→ Stated goal: Return the listing below exactly, with the pictures dropped.

→ Data extract:
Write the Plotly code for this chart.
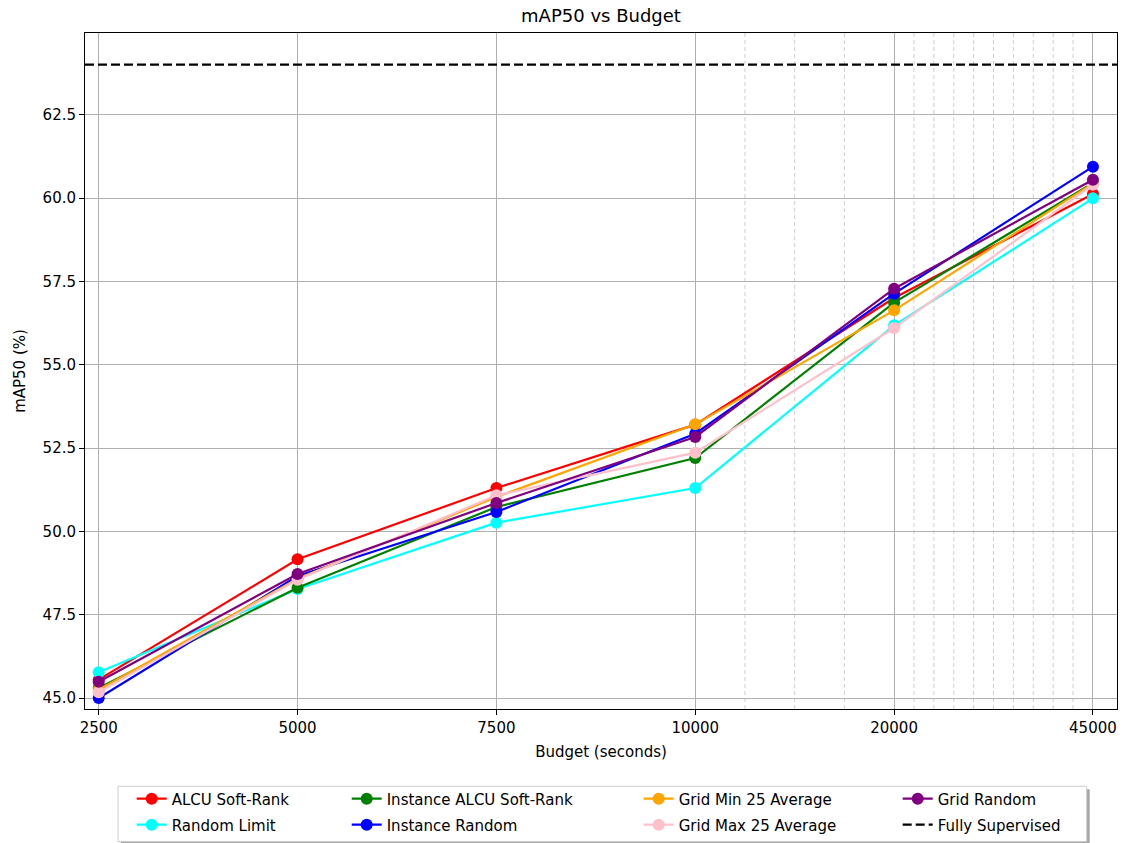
import numpy as np
import plotly.graph_objects as go

# ---- data ----
budgets = [2500, 5000, 7500, 10000, 20000, 45000]
alcu_soft_rank = [45.55, 49.16, 51.30, 53.20, 57.00, 60.12]
random_limit = [45.77, 48.27, 50.26, 51.30, 56.18, 59.99]
instance_alcu_soft_rank = [45.30, 48.31, 50.73, 52.20, 56.86, 60.45]
instance_random = [45.00, 48.66, 50.58, 52.93, 57.13, 60.94]
grid_min_25_avg = [45.25, 48.58, 51.03, 53.21, 56.63, 60.44]
grid_max_25_avg = [45.17, 48.55, 51.08, 52.36, 56.10, 60.40]
grid_random = [45.49, 48.72, 50.85, 52.83, 57.28, 60.55]
fully_supervised = 64.0
minor_budgets = [12500, 15000, 17500, 22500, 25000, 27500, 30000, 32500,
                 35000, 37500, 40000, 42500]

series = [
    ("ALCU Soft-Rank", alcu_soft_rank, "red", 1),
    ("Random Limit", random_limit, "cyan", 5),
    ("Instance ALCU Soft-Rank", instance_alcu_soft_rank, "green", 2),
    ("Instance Random", instance_random, "blue", 6),
    ("Grid Min 25 Average", grid_min_25_avg, "orange", 3),
    ("Grid Max 25 Average", grid_max_25_avg, "pink", 7),
    ("Grid Random", grid_random, "purple", 4),
]

# ---- geometry (pixels) ----
W, H = 1126, 843
L, R, T, B = 85.3, 1117.3, 32.7, 709.0
pw, ph = R - L, B - T

def px_x(p):
    return (p - L) / pw

def px_y(p):
    return (B - p) / ph

FONT = "DejaVu Sans"
idx = np.arange(len(budgets))

fig = go.Figure()

# legend slots: (column text x, row center y)
col_text_x = [174.0, 389.0, 681.0, 940.0]
row_y = [799.0, 825.0]
slot_of_rank = {1: (0, 0), 2: (1, 0), 3: (2, 0), 4: (3, 0),
                5: (0, 1), 6: (1, 1), 7: (2, 1), 8: (3, 1)}

legend_layouts = {}
for rank in range(1, 9):
    c, r = slot_of_rank[rank]
    key = "legend" if rank == 1 else f"legend{rank}"
    legend_layouts[key] = dict(
        x=px_x(col_text_x[c] - 42), xanchor="left",
        y=px_y(row_y[r]), yanchor="middle",
        bgcolor="rgba(0,0,0,0)", borderwidth=0,
        font=dict(family=FONT, size=15, color="#000"),
        orientation="v", tracegroupgap=0, visible=True,
    )

for name, vals, color, rank in series:
    key = "legend" if rank == 1 else f"legend{rank}"
    fig.add_trace(go.Scatter(
        x=idx, y=vals, mode="lines+markers", name=name,
        line=dict(color=color, width=2.2),
        marker=dict(color=color, size=12),
        legend=key, showlegend=True,
    ))

# minor dashed grid lines
minor_pos = np.interp(minor_budgets, budgets, idx)
for xp in minor_pos:
    fig.add_shape(type="line", xref="x", yref="y domain", x0=xp, x1=xp, y0=0, y1=1,
                  line=dict(color="#cfcfcf", width=1, dash="4px,3px"), layer="below")

# fully supervised reference line
fig.add_shape(type="line", xref="x domain", yref="y", x0=0, x1=1,
              y0=fully_supervised, y1=fully_supervised,
              line=dict(color="black", width=2.2, dash="9px,4px"),
              showlegend=True, name="Fully Supervised", legend="legend8")

# legend frame (shadow + box)
bx0, bx1, by0, by1 = 118.3, 1087.0, 786.3, 841.5
fig.add_shape(type="rect", xref="paper", yref="paper",
              x0=px_x(bx0 + 3), x1=px_x(bx1 + 3), y0=px_y(by1 + 3), y1=px_y(by0 + 3),
              fillcolor="rgba(0,0,0,0.35)", line=dict(width=0), layer="below")
fig.add_shape(type="rect", xref="paper", yref="paper",
              x0=px_x(bx0), x1=px_x(bx1), y0=px_y(by1), y1=px_y(by0),
              fillcolor="white", line=dict(color="#cccccc", width=1), layer="below")

fig.update_layout(
    width=W, height=H,
    margin=dict(l=L, r=W - R, t=T, b=H - B, pad=0, autoexpand=False),
    paper_bgcolor="white", plot_bgcolor="white",
    showlegend=True,
    font=dict(family=FONT, size=15, color="#000"),
    title=dict(text="mAP50 vs Budget", x=0.5, xref="paper", xanchor="center",
               y=1 - 16 / H, yref="container", yanchor="middle",
               font=dict(family=FONT, size=18, color="#000")),
    **legend_layouts,
)

fig.update_xaxes(
    range=[-0.069, 5.121], tickmode="array", tickvals=idx,
    ticktext=[str(b) for b in budgets],
    showgrid=True, gridcolor="#b0b0b0", gridwidth=1,
    showline=True, linecolor="black", linewidth=1, mirror=True,
    ticks="outside", ticklen=5, tickcolor="black", zeroline=False,
    title=dict(text="Budget (seconds)", standoff=10,
               font=dict(family=FONT, size=15, color="#000")),
    tickfont=dict(family=FONT, size=15, color="#000"),
)
fig.update_yaxes(
    range=[44.67, 64.95], tick0=45, dtick=2.5, tickformat=".1f",
    showgrid=True, gridcolor="#b0b0b0", gridwidth=1,
    showline=True, linecolor="black", linewidth=1, mirror=True,
    ticks="outside", ticklen=5, tickcolor="black", zeroline=False,
    title=dict(text="mAP50 (%)", standoff=13,
               font=dict(family=FONT, size=15, color="#000")),
    tickfont=dict(family=FONT, size=15, color="#000"),
)

fig.write_html("out.html")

→ Expected answer:
Write the Plotly code for this chart.
import numpy as np
import plotly.graph_objects as go

# ---- data ----
budgets = [2500, 5000, 7500, 10000, 20000, 45000]
alcu_soft_rank = [45.55, 49.16, 51.30, 53.20, 57.00, 60.12]
random_limit = [45.77, 48.27, 50.26, 51.30, 56.18, 59.99]
instance_alcu_soft_rank = [45.30, 48.31, 50.73, 52.20, 56.86, 60.45]
instance_random = [45.00, 48.66, 50.58, 52.93, 57.13, 60.94]
grid_min_25_avg = [45.25, 48.58, 51.03, 53.21, 56.63, 60.44]
grid_max_25_avg = [45.17, 48.55, 51.08, 52.36, 56.10, 60.40]
grid_random = [45.49, 48.72, 50.85, 52.83, 57.28, 60.55]
fully_supervised = 64.0
minor_budgets = [12500, 15000, 17500, 22500, 25000, 27500, 30000, 32500,
                 35000, 37500, 40000, 42500]

series = [
    ("ALCU Soft-Rank", alcu_soft_rank, "red", 1),
    ("Random Limit", random_limit, "cyan", 5),
    ("Instance ALCU Soft-Rank", instance_alcu_soft_rank, "green", 2),
    ("Instance Random", instance_random, "blue", 6),
    ("Grid Min 25 Average", grid_min_25_avg, "orange", 3),
    ("Grid Max 25 Average", grid_max_25_avg, "pink", 7),
    ("Grid Random", grid_random, "purple", 4),
]

# ---- geometry (pixels) ----
W, H = 1126, 843
L, R, T, B = 85.3, 1117.3, 32.7, 709.0
pw, ph = R - L, B - T

def px_x(p):
    return (p - L) / pw

def px_y(p):
    return (B - p) / ph

FONT = "DejaVu Sans"
idx = np.arange(len(budgets))

fig = go.Figure()

# legend slots: (column text x, row center y)
col_text_x = [174.0, 389.0, 681.0, 940.0]
row_y = [799.0, 825.0]
slot_of_rank = {1: (0, 0), 2: (1, 0), 3: (2, 0), 4: (3, 0),
                5: (0, 1), 6: (1, 1), 7: (2, 1), 8: (3, 1)}

legend_layouts = {}
for rank in range(1, 9):
    c, r = slot_of_rank[rank]
    key = "legend" if rank == 1 else f"legend{rank}"
    legend_layouts[key] = dict(
        x=px_x(col_text_x[c] - 42), xanchor="left",
        y=px_y(row_y[r]), yanchor="middle",
        bgcolor="rgba(0,0,0,0)", borderwidth=0,
        font=dict(family=FONT, size=15, color="#000"),
        orientation="v", tracegroupgap=0, visible=True,
    )

for name, vals, color, rank in series:
    key = "legend" if rank == 1 else f"legend{rank}"
    fig.add_trace(go.Scatter(
        x=idx, y=vals, mode="lines+markers", name=name,
        line=dict(color=color, width=2.2),
        marker=dict(color=color, size=12),
        legend=key, showlegend=True,
    ))

# minor dashed grid lines
minor_pos = np.interp(minor_budgets, budgets, idx)
for xp in minor_pos:
    fig.add_shape(type="line", xref="x", yref="y domain", x0=xp, x1=xp, y0=0, y1=1,
                  line=dict(color="#cfcfcf", width=1, dash="4px,3px"), layer="below")

# fully supervised reference line
fig.add_shape(type="line", xref="x domain", yref="y", x0=0, x1=1,
              y0=fully_supervised, y1=fully_supervised,
              line=dict(color="black", width=2.2, dash="9px,4px"),
              showlegend=True, name="Fully Supervised", legend="legend8")

# legend frame (shadow + box)
bx0, bx1, by0, by1 = 118.3, 1087.0, 786.3, 841.5
fig.add_shape(type="rect", xref="paper", yref="paper",
              x0=px_x(bx0 + 3), x1=px_x(bx1 + 3), y0=px_y(by1 + 3), y1=px_y(by0 + 3),
              fillcolor="rgba(0,0,0,0.35)", line=dict(width=0), layer="below")
fig.add_shape(type="rect", xref="paper", yref="paper",
              x0=px_x(bx0), x1=px_x(bx1), y0=px_y(by1), y1=px_y(by0),
              fillcolor="white", line=dict(color="#cccccc", width=1), layer="below")

fig.update_layout(
    width=W, height=H,
    margin=dict(l=L, r=W - R, t=T, b=H - B, pad=0, autoexpand=False),
    paper_bgcolor="white", plot_bgcolor="white",
    showlegend=True,
    font=dict(family=FONT, size=15, color="#000"),
    title=dict(text="mAP50 vs Budget", x=0.5, xref="paper", xanchor="center",
               y=1 - 16 / H, yref="container", yanchor="middle",
               font=dict(family=FONT, size=18, color="#000")),
    **legend_layouts,
)

fig.update_xaxes(
    range=[-0.069, 5.121], tickmode="array", tickvals=idx,
    ticktext=[str(b) for b in budgets],
    showgrid=True, gridcolor="#b0b0b0", gridwidth=1,
    showline=True, linecolor="black", linewidth=1, mirror=True,
    ticks="outside", ticklen=5, tickcolor="black", zeroline=False,
    title=dict(text="Budget (seconds)", standoff=10,
               font=dict(family=FONT, size=15, color="#000")),
    tickfont=dict(family=FONT, size=15, color="#000"),
)
fig.update_yaxes(
    range=[44.67, 64.95], tick0=45, dtick=2.5, tickformat=".1f",
    showgrid=True, gridcolor="#b0b0b0", gridwidth=1,
    showline=True, linecolor="black", linewidth=1, mirror=True,
    ticks="outside", ticklen=5, tickcolor="black", zeroline=False,
    title=dict(text="mAP50 (%)", standoff=13,
               font=dict(family=FONT, size=15, color="#000")),
    tickfont=dict(family=FONT, size=15, color="#000"),
)

fig.write_html("out.html")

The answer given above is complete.